O protagonista de Amor e Monstros se chama Joel, e antes que alguém acuse similaridades com The Last of Us nesta aventura pós-apocalíptica, o filme desarma sem vergonha o espectador ao cruzar o caminho do herói com o de um velho e uma menina. Da mesma forma, a ideia de adolescentes que enfrentam os perigos do mundo como jornada de amadurecimento talvez lembre Conta Comigo - e Amor e Monstros a certa altura vai lá e coloca “Stand by Me” para tocar.
É como se o filme estrelado por Dylan O’Brien estivesse tão consciente de um certo esgotamento de fórmulas que a única solução possível fosse mesmo assumir que essas fórmulas - por esgarçadas que estejam, o que é traduzido no filme em forma de piada - podem ainda funcionar. Confiar nelas, portanto, seria algo próximo a um salto de fé, muito parecido com aquele que o jovem Joel executa ao decidir deixar sua colônia subterrânea para procurar um antigo amor a uma centena de quilômetros em terreno selvagem, cheio de insetos, anfíbios e crustáceos gigantes.
O histórico do roteirista Brian Duffield, mais conhecido pelo terror A Babá, já demonstrava essa predisposição para a brincadeira de gênero. O que acontece em Amor e Monstros, porém, não é um exercício cínico como Zumbilândia, onde as referências pop se encerram em si mesmas e o filme parece existir somente em função delas. Duffield e o diretor Michael Matthews na verdade tecem comentários de carga metalinguística (inscritos principalmente em toda a narração em off de O’Brien) apenas para se antecipar e anular o eventual cinismo que o espectador possa trazer consigo ao “entrar” no filme. Uma vez dentro dele, o que vale é a confiança no material e nas convenções de gênero.

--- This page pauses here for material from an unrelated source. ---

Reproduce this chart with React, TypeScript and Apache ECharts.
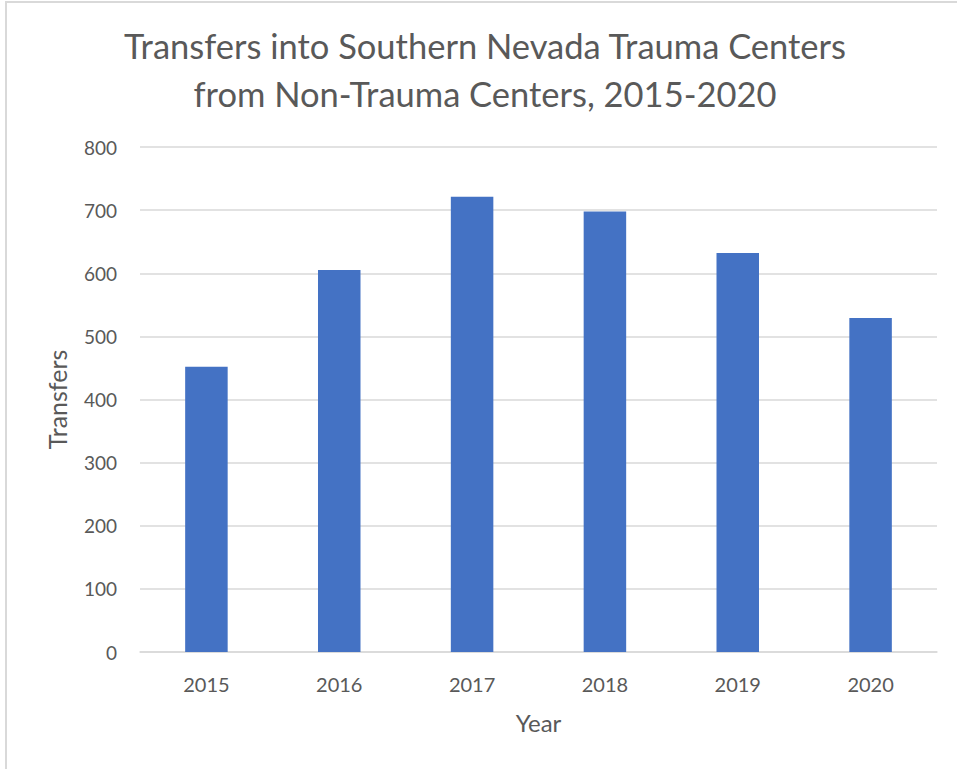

É isso que permite que Amor e Monstros transite tão à vontade e graciosamente por situações variadas de terror de monstro, filme de travessia, comédia romântica e aventura de parceiros. O filme está indicado ao Oscar de melhores efeitos visuais e isso é obviamente o apelo central, neste modesto exemplar de cinema de atrações, mas o que faz Amor e Monstros funcionar, mesmo, é a crença na fabulação: pressupor que o espectador vai encarar uma boa e velha suspensão de descrença, se o próprio filme mostrar que acredita no que está contando, autoconsciente mas sem cinismos.
O resultado parece algo que Joe Dante faria numa eventual adaptação de Fall Out, um filme de fim de mundo que não fica remoendo chatices funcionais (do tipo: que tecnologia parece crível, o que é preciso carregar na mochila ou o que cada animal comeria) e sim enxerga o potencial de parque de diversões que é conceber set pieces no meio do mato com bichos gigantes. Em outras palavras: a polícia da verossimilhança vai chiar; ao longo do filme acompanhamos um herói de apocalipse que mal se preocupa com suprimentos ou munição além de uma besta caseira, um colar para a garota e um livro de desenhar.
Isso pode parecer displicência de roteirista mas é um manifesto muito consciente contra as burocráticas narrativas sombrias-e-realistas. A crença na fabulação e nas convenções de gênero fica muito evidente no apreço que Joel tem pelo seu livro, onde ele desenha criaturas como um guia de sobrevivência. Essa é uma das formas visuais que o filme arruma para defender o poder da imaginação contra a tecnocracia do verossímil, sem recorrer a uma solução literal de metalinguagem como fizeram A História sem Fim ou Coração de Tinta.
É curioso acompanhar um filme que elege suas prioridades de forma tão convicta e concisa, porque depois parece que sobra tempo para fazer graça, sem isso soar como um excesso. No caso, Duffield e Matthews não perderiam, claro, a oportunidade de zoar justamente a paranoia do funcional: sempre que Joel explica por que saiu de sua colônia, os outros personagens perguntam se ele foi expulso por roubar comida. Que obsessão é essa com a comida? Ela parece muito válida em filmes sérios, sombrios e realistas de fim de mundo como A Estrada, mas em Amor e Monstros essa preocupação seria francamente uma distração, até um fardo. Mais importante é ainda lembrar como se divertir.